The curve in your picture depicts the $H_2^+$ potential curves. Note that the ion consists of 3 particles so it can not be solved analytically. In the Born-Oppenheimer approximation you assume a constant separation $R$ of the two protons. This allows you to solve the resulting Schrödinger equation for a given value of $R$. The energy depicted in the diagram is then the expectation value of energy of the resulting state $E = \langle \psi | H |\psi\rangle$.
A different approach which is slightly more illustrative is to just take the hydrogen orbitals and just use a linear combination as an approximation for the orbital of the electron in the $H_2^+$ ion. As a first approximation assume then that the electron is in a 1s orbital at proton 1 or 2. This wavefunction would look like
$$
|\psi^{\pm}\rangle \propto |1s\rangle_1 \pm |1s\rangle_2
$$
If you imagine the plus combination $\psi^{+}$ since the 1s orbitals from the two protons will show slight overlap there will be an increased likelihood of finding the electron inbetween the protons. This means that the coulomb repulsion between them is reduced and leads to a bound state. Note here that if you bring the protons close together this won't be the case anymore and lead to the expected repulsion you see in the diagram.

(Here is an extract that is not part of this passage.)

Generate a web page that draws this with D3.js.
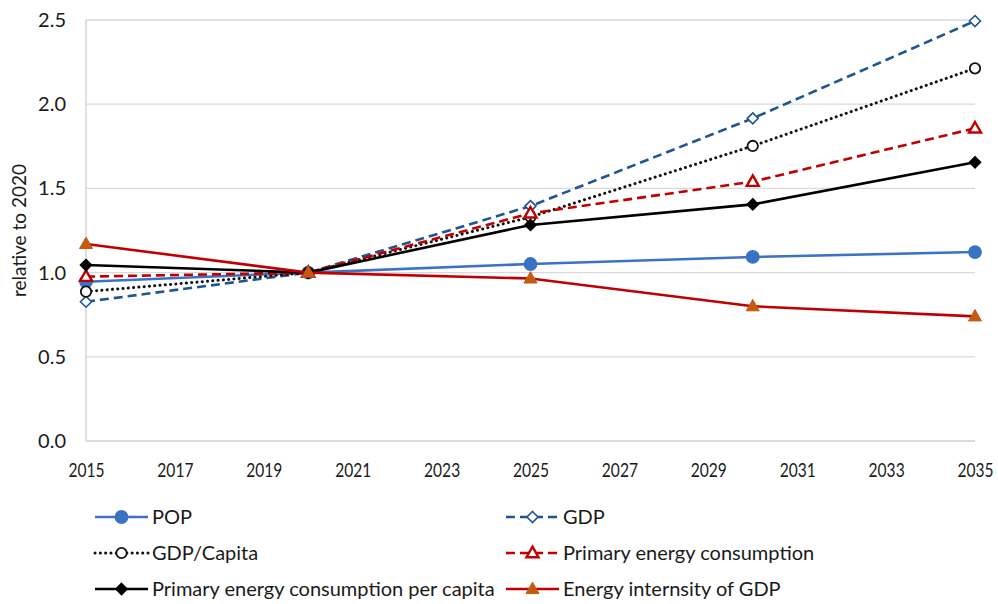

On the otherhand if you go from the bound state and increase the distance the coulomb force will fall of and you will simply be left with the a hydrogen atom and a proton.
The minus $\psi^{-}$ wavefunction will lead to a decreased likelihood of finding the electron between the protons and as such won't reduce the energy of the system. This state is therefore antibonding, because it will naturally dissociate.